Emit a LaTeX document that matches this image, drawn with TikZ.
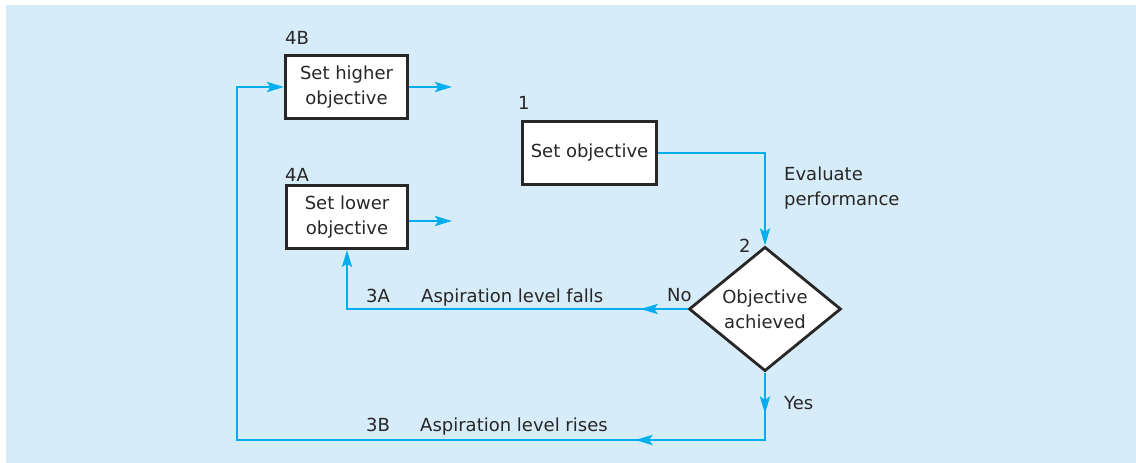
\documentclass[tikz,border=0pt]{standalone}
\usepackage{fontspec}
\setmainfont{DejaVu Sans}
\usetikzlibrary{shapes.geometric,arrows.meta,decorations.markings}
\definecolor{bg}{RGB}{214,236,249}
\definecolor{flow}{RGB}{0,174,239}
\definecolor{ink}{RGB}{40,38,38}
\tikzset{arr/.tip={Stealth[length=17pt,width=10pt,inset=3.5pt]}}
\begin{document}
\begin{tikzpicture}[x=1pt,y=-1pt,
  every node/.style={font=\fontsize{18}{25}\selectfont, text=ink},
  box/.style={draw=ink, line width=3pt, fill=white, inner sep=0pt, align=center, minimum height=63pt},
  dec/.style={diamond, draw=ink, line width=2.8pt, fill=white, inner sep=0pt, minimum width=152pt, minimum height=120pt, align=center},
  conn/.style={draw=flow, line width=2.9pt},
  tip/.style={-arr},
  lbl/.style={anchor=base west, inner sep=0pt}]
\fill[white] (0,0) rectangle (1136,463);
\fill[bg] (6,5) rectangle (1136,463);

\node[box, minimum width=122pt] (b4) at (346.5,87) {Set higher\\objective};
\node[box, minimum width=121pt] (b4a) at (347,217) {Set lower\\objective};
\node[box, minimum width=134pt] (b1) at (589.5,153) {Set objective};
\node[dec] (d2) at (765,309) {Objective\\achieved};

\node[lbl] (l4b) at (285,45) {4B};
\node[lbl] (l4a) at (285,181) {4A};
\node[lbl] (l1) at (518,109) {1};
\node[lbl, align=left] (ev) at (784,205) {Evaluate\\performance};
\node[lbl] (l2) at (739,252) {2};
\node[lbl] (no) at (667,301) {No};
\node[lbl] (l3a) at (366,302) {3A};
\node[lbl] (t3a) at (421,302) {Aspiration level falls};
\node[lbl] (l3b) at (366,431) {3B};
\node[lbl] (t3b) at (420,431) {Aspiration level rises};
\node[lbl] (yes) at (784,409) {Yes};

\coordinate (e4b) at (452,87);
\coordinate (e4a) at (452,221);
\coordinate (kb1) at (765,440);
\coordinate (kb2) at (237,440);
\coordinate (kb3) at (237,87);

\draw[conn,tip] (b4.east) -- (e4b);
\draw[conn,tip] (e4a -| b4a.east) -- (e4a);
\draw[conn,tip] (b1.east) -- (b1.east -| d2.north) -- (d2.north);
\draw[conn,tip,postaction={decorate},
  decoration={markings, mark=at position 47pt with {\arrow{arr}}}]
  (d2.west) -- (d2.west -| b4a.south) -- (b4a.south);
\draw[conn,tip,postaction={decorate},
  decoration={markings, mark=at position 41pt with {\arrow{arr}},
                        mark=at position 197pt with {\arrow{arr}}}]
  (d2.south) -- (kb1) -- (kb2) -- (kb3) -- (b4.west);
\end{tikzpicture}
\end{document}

__Challenge__.
Return, unchanged, the lines from the first line of the material through the line that holds "(yes) at (784,409)", inclusive, omitting pictures.

__Output of the exercise__.
Emit a LaTeX document that matches this image, drawn with TikZ.
\documentclass[tikz,border=0pt]{standalone}
\usepackage{fontspec}
\setmainfont{DejaVu Sans}
\usetikzlibrary{shapes.geometric,arrows.meta,decorations.markings}
\definecolor{bg}{RGB}{214,236,249}
\definecolor{flow}{RGB}{0,174,239}
\definecolor{ink}{RGB}{40,38,38}
\tikzset{arr/.tip={Stealth[length=17pt,width=10pt,inset=3.5pt]}}
\begin{document}
\begin{tikzpicture}[x=1pt,y=-1pt,
  every node/.style={font=\fontsize{18}{25}\selectfont, text=ink},
  box/.style={draw=ink, line width=3pt, fill=white, inner sep=0pt, align=center, minimum height=63pt},
  dec/.style={diamond, draw=ink, line width=2.8pt, fill=white, inner sep=0pt, minimum width=152pt, minimum height=120pt, align=center},
  conn/.style={draw=flow, line width=2.9pt},
  tip/.style={-arr},
  lbl/.style={anchor=base west, inner sep=0pt}]
\fill[white] (0,0) rectangle (1136,463);
\fill[bg] (6,5) rectangle (1136,463);

\node[box, minimum width=122pt] (b4) at (346.5,87) {Set higher\\objective};
\node[box, minimum width=121pt] (b4a) at (347,217) {Set lower\\objective};
\node[box, minimum width=134pt] (b1) at (589.5,153) {Set objective};
\node[dec] (d2) at (765,309) {Objective\\achieved};

\node[lbl] (l4b) at (285,45) {4B};
\node[lbl] (l4a) at (285,181) {4A};
\node[lbl] (l1) at (518,109) {1};
\node[lbl, align=left] (ev) at (784,205) {Evaluate\\performance};
\node[lbl] (l2) at (739,252) {2};
\node[lbl] (no) at (667,301) {No};
\node[lbl] (l3a) at (366,302) {3A};
\node[lbl] (t3a) at (421,302) {Aspiration level falls};
\node[lbl] (l3b) at (366,431) {3B};
\node[lbl] (t3b) at (420,431) {Aspiration level rises};
\node[lbl] (yes) at (784,409) {Yes};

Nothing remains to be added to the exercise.